Google Chromecast ($35)
Google’s Chromecast stick excels on our roundup where all other streaming devices seemingly fail: price. For $35, users can purchase the company’s compact, HDMI dongle, allowing them to quickly and effortlessly stream an assortment of content from smartphones, tablets, and PCs whether it be Netflix, Hulu Plus, YouTube, Google Play, or legions of other providers. The device revels in simplicity, and streams video directly from the cloud, rendering the resulting 1080p feed as crisp and clean as it would be on any set-top box.
Fire TV Stick ($40)
Don’t let the size of Amazon’s Fire TV Stick fool you. The device packs nearly the same punch as its larger cousin, essentially functioning as Amazon’s answer to the Roku Stick and Google’s Chromecast. Perfect for the budgeting cord cutter, it streams stunning 1080p HD video and provides rich Dolby Digital Plus surround sound in the process. As sleek as it is inconspicuous, the black-matte Fire TV Stick also discretely plugs into any HDMI port without becoming an eyesore, while allowing you to tap into Amazon’s Advanced Streaming and Prediction technology (ASAP), the latter of which learns your viewing habits and allows you to skirt buffering sessions.

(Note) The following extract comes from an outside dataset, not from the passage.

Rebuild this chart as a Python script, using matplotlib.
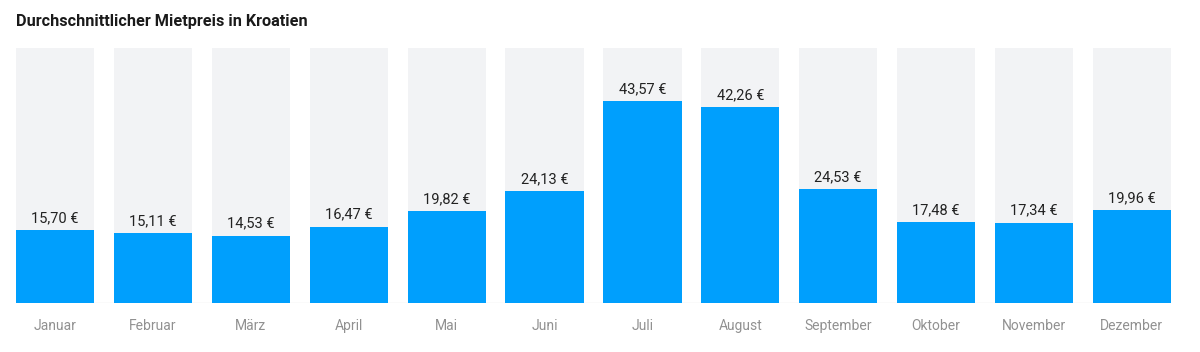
import matplotlib
matplotlib.use("Agg")
import matplotlib.pyplot as plt

months = ["Januar", "Februar", "März", "April", "Mai", "Juni", "Juli",
          "August", "September", "Oktober", "November", "Dezember"]
prices = [15.70, 15.11, 14.53, 16.47, 19.82, 24.13, 43.57, 42.26, 24.53, 17.48, 17.34, 19.96]
ymax = 55

plt.rcParams['font.family'] = ['Roboto', 'DejaVu Sans']

W, H = 1200, 352
fig = plt.figure(figsize=(W / 100, H / 100), dpi=100)
ax = fig.add_axes([16 / W, 49 / H, 1155 / W, 255 / H])

x = list(range(len(months)))
ax.bar(x, [ymax] * len(x), width=0.8, color="#F2F3F5", zorder=1)
ax.bar(x, prices, width=0.8, color="#009FFD", zorder=2)
for xi, v in zip(x, prices):
    ax.annotate(f"{v:.2f} €".replace(".", ","), (xi, v), xytext=(0, 3.5),
                textcoords="offset points", ha="center", va="bottom",
                fontsize=10.5, color="#222222", zorder=3)
ax.axhline(0, color="#E6E6E6", lw=1, zorder=0)

ax.set_xlim(-0.4, len(months) - 0.6)
ax.set_ylim(0, ymax)
ax.set_xticks(x)
ax.set_xticklabels(months, fontsize=10, color="#919191")
ax.tick_params(axis="x", length=0, pad=11.5)
ax.set_yticks([])
for s in ax.spines.values():
    s.set_visible(False)

fig.text(16 / W, 1 - 21.5 / H, "Durchschnittlicher Mietpreis in Kroatien",
         fontsize=11.7, fontweight="bold", color="#1a1a1a", ha="left", va="center")

fig.savefig("out.png", dpi=100, facecolor="white")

Video Game Consoles (Varies)
Even before Microsoft’s Xbox One received an Emmy for its “industry-leading television-on-demand and media center capabilities,” video game consoles ranked as the most popular devices for streaming content to your TV. Other top choices include the Xbox 360, and both the PS4 and PS3. The systems have quickly become jack-of-all-trades media centers, conveniently giving you access to scores of programming from the likes of HBO Go, NFL Network, Netflix, and Hulu Plus. Several other devices on our list provide gaming, but as you might expect, the next-gen consoles blow all mobile games out of the water in terms of video resolution and capabilities — plus, you can re-watch the entirety of the The Wire in HD. The downside? Even most last-gen consoles (Xbox 360 and PS3) still cost upwards of $150 if you buy them new.